Dec 10, 2020 United States
Genesco: sales down but better than expected
Net sales for the third quarter of fiscal 2021 decreased by 11%. Genesco says this sales results exceeded expectations and translate the return of the company to profitability
"We successfully navigated with executional excellence through a back-to-school season like none other to deliver sales results that exceeded expectations and returned the Company to profitability. Journeys and Schuh performed well despite recent pressures, underscoring the strong strategic market positions and tremendous customer loyalty both have built over time, along with the ability to pivot and capitalize on the accelerated shift to online spending. At the same time, Johnston & Murphy's business has been slower to recover as the brand's competitive space faces stronger headwinds from the pandemic. Total net revenue decreased 11%, a meaningful improvement compared with our second quarter performance, as more stores were open and digital sales remained robust. With the decisive cost cutting actions we took early in the outbreak and one-time expense relief benefits, combined with better gross margins, solid profitability in our ecommerce channel and a lower tax rate, we dramatically improved our bottom line on a sequential basis with adjusted earnings per share coming in at 0.85 US dollars", commented Mimi E. Vaughn, Genesco Board Chair, President and Chief Executive Officer.


Third Quarter Review


Net sales for the third quarter of fiscal 2021 decreased by 11% totaling 479 million US dollars (compares to 537 million US dollars in the third quarter of Fiscal 2020).  This sales decrease was driven by lower store comps reflecting decreased back-to-school sales, continued pressure at Johnston & Murphy and the impact from store closures during the quarter, partially offset by digital comp growth of 62%. Stores were open about 95% of days.

Overall sales were down by 10% for Journeys, 3% at Schuh, and 45% at J&M while sales were up by 91% at Licensed Brands due to the Togast acquisition in the fourth quarter last year.

Third quarter gross margin this year was 47.1%, down 210 basis points, compared with 49.2% last year.
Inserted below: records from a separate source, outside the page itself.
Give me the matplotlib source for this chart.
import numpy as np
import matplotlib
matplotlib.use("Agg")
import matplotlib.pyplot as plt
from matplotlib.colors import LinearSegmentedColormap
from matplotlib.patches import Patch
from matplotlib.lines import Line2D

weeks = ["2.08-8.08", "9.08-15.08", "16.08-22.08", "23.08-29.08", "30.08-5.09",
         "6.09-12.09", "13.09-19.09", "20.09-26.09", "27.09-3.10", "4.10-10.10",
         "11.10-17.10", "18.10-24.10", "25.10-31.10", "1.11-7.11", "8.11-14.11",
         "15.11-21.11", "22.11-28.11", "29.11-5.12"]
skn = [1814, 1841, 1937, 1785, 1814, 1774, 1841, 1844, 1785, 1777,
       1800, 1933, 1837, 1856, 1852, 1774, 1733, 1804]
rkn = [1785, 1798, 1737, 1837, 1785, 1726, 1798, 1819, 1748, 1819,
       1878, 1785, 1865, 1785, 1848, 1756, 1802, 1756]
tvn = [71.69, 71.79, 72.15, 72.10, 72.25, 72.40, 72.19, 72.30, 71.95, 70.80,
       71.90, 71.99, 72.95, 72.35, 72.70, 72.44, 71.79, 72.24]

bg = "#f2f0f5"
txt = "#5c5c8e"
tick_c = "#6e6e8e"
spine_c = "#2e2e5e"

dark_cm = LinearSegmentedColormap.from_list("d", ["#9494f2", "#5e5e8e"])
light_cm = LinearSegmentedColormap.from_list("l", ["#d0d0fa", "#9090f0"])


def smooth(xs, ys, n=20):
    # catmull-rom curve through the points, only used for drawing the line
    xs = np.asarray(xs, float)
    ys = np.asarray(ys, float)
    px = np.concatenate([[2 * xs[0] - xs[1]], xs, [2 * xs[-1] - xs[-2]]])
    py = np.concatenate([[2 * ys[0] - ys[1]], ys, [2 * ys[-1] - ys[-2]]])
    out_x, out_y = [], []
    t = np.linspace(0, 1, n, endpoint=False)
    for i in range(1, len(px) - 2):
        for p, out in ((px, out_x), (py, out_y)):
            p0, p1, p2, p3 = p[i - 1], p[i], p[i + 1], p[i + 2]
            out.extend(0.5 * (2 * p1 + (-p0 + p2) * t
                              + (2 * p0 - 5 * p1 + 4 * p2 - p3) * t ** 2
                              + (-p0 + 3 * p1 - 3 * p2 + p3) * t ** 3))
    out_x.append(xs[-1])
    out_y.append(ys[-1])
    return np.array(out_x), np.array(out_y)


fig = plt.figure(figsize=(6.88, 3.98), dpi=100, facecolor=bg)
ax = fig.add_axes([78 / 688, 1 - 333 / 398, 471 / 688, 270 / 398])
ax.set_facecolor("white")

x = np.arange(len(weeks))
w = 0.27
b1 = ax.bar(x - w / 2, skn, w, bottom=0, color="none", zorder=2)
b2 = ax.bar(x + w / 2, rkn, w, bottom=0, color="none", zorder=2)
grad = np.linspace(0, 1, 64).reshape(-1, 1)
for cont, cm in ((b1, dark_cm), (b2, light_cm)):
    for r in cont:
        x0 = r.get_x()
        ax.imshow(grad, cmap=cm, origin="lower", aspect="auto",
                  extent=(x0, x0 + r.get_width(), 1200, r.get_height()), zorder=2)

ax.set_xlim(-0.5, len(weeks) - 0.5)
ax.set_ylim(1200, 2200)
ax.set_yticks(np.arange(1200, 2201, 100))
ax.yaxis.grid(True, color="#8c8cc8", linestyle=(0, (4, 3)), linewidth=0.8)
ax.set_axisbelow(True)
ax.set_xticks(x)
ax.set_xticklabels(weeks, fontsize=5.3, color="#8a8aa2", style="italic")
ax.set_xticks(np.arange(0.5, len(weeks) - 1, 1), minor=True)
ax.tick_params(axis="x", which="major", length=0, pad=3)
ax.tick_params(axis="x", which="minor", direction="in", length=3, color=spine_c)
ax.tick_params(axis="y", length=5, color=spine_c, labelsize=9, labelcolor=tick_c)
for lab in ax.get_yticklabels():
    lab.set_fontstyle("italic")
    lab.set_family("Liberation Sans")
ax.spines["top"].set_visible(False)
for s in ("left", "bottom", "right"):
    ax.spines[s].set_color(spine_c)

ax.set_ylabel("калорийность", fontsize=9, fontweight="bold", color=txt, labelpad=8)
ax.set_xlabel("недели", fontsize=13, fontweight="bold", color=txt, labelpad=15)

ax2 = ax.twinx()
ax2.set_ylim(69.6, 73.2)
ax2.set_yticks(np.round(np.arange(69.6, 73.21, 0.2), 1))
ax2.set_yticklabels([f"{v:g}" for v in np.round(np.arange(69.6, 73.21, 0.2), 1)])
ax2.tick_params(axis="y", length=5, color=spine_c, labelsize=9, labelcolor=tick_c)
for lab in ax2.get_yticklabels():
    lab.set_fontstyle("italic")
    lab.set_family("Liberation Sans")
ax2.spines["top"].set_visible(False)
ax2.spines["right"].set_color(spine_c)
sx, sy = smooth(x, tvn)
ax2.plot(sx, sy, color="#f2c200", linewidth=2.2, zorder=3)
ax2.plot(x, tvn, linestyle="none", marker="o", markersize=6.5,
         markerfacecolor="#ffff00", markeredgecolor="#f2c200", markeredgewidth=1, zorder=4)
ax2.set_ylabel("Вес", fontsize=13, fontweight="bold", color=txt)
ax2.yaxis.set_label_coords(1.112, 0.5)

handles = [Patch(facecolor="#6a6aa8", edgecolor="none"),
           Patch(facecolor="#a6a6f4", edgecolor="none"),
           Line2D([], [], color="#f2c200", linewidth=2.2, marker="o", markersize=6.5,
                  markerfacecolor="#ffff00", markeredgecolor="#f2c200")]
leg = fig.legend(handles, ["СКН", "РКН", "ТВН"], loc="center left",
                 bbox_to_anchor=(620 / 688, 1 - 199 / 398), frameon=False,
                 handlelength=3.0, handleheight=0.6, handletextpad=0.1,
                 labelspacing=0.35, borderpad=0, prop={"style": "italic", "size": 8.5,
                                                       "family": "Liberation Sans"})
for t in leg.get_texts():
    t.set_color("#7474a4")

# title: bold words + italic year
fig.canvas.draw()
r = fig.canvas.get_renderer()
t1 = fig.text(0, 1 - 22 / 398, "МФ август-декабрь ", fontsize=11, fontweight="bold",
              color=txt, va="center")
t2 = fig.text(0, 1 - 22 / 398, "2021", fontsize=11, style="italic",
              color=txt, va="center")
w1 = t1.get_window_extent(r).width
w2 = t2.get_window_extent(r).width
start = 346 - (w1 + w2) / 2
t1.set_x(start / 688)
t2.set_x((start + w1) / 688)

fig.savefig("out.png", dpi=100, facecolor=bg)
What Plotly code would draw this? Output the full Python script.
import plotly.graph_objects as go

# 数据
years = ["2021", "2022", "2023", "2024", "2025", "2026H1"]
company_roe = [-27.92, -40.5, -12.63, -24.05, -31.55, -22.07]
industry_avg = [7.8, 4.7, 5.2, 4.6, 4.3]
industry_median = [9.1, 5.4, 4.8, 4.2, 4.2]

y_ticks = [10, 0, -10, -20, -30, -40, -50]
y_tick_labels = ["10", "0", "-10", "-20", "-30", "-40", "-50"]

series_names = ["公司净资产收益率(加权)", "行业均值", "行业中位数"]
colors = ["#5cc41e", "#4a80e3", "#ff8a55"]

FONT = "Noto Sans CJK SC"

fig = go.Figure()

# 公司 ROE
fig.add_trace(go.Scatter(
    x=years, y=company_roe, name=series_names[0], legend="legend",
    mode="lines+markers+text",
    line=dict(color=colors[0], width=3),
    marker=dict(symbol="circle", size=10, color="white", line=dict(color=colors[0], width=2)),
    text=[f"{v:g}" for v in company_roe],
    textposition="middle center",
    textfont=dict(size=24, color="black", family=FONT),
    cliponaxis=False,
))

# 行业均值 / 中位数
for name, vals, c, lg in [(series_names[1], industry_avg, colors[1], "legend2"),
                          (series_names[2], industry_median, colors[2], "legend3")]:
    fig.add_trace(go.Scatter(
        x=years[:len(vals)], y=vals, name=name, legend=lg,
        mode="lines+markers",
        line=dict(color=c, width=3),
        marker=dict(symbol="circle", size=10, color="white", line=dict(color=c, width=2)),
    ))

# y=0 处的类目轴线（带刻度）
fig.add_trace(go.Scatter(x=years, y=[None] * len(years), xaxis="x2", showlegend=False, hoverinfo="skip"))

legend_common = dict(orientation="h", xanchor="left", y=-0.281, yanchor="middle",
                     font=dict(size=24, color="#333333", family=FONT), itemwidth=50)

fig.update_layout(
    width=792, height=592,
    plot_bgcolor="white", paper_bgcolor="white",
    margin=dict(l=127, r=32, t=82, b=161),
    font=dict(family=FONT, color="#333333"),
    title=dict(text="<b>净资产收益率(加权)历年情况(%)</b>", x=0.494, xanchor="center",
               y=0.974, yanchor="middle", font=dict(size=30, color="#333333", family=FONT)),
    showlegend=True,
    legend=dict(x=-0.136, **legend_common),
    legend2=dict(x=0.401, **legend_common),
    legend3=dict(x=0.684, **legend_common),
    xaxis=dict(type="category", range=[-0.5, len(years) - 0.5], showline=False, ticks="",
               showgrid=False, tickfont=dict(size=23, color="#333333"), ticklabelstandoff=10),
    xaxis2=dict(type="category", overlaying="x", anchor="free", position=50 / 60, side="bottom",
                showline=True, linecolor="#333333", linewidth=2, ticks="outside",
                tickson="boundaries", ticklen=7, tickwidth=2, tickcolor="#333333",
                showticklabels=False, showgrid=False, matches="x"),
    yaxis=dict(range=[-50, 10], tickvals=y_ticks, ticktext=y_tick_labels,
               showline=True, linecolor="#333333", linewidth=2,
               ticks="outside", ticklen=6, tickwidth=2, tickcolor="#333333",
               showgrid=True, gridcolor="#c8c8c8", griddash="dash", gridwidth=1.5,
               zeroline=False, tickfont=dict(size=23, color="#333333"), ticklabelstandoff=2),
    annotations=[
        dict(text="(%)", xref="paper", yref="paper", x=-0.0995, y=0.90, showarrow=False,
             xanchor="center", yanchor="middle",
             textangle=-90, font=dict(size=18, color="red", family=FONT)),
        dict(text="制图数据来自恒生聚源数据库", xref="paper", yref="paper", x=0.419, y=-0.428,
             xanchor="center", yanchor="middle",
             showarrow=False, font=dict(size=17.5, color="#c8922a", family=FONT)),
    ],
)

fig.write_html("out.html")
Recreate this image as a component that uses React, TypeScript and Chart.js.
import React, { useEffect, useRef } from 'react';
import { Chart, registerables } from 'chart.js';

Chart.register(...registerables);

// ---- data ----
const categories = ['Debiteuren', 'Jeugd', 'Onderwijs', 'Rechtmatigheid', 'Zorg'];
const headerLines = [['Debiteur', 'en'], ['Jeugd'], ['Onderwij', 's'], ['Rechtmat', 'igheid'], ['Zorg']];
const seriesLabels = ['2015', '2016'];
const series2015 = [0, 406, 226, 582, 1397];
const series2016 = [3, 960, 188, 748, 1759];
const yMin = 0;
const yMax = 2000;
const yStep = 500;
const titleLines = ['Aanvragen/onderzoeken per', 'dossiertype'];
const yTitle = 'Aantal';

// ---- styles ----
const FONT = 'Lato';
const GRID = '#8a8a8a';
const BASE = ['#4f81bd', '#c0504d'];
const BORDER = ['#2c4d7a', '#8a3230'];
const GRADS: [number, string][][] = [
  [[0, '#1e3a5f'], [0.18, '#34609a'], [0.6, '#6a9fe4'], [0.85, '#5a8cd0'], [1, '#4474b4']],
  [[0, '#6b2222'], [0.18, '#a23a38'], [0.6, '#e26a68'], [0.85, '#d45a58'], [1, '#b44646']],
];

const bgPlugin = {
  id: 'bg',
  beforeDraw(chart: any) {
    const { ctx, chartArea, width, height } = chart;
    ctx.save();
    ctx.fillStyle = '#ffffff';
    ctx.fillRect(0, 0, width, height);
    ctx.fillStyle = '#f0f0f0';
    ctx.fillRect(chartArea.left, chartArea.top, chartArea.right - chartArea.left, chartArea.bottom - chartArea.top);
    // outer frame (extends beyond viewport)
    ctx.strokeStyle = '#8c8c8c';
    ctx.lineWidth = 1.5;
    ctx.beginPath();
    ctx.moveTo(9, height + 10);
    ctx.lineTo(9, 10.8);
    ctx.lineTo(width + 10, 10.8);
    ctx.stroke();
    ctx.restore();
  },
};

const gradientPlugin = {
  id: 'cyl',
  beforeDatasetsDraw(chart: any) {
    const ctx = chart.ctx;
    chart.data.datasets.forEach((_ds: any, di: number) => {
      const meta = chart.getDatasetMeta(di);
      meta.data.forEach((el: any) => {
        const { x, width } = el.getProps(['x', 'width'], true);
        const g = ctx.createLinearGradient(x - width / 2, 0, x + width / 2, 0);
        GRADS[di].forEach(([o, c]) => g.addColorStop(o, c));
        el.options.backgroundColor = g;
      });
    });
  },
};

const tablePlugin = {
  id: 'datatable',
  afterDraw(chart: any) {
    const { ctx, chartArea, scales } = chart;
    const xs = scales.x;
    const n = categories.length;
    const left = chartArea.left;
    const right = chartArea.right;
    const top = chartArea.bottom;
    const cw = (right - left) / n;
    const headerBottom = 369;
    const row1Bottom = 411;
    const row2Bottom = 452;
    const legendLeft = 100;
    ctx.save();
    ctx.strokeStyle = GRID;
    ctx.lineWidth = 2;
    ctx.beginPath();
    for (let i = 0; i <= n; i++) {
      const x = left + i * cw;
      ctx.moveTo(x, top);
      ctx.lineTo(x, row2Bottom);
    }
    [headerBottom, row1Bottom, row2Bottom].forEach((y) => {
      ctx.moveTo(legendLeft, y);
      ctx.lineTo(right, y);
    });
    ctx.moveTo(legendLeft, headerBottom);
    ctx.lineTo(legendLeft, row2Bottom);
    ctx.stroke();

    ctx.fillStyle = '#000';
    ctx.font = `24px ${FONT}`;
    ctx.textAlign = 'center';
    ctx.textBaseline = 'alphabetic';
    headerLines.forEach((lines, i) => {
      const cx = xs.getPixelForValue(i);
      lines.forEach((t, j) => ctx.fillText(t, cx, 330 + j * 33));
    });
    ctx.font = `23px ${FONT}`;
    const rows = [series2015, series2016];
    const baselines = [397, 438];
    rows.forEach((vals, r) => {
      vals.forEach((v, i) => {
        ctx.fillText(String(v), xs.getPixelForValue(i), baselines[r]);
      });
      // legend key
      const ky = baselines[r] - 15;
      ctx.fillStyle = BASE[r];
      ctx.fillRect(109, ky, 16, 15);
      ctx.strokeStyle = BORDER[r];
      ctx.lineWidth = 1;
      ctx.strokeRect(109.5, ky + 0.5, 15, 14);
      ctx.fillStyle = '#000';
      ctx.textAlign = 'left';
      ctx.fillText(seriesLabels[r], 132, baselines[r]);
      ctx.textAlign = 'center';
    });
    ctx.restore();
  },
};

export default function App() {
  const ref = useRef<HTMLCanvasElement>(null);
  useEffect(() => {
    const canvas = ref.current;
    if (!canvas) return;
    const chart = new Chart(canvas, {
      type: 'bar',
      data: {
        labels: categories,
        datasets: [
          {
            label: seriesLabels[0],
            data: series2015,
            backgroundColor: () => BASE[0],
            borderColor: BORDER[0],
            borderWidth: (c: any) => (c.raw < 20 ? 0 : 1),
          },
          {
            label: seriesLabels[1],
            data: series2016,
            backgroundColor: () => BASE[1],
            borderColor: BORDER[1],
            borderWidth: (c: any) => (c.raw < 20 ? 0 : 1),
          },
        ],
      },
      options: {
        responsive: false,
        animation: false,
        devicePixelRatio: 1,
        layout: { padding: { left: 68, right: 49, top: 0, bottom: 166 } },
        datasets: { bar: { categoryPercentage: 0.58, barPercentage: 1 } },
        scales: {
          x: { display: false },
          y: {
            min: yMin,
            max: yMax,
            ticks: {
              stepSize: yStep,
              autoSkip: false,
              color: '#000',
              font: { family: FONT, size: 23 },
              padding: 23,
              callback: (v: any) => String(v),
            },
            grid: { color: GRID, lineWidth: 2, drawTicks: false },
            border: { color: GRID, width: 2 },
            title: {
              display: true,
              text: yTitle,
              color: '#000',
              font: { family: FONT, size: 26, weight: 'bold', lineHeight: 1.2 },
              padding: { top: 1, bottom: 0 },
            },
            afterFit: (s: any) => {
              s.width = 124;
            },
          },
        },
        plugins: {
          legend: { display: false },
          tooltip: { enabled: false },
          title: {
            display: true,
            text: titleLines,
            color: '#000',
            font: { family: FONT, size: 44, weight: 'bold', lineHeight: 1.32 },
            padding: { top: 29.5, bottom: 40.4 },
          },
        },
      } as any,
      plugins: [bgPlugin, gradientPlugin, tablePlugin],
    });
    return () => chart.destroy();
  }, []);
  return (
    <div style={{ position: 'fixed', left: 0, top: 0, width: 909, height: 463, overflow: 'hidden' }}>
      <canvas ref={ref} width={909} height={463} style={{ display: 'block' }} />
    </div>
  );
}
The decrease as a percentage of sales is due primarily to the mix of our businesses, increased markdowns and inventory reserves at Johnston & Murphy and higher shipping and warehouse expense in all of our retail divisions driven by the increase in penetration of e-commerce, partially offset by decreased markdowns at Journeys.

Store Re-opening Update


As of the 4th of December 2020, Genesco is operating in 97% of its locations, including approximately 1 150 Journeys, 170 Johnston & Murphy and 110 Schuh locations.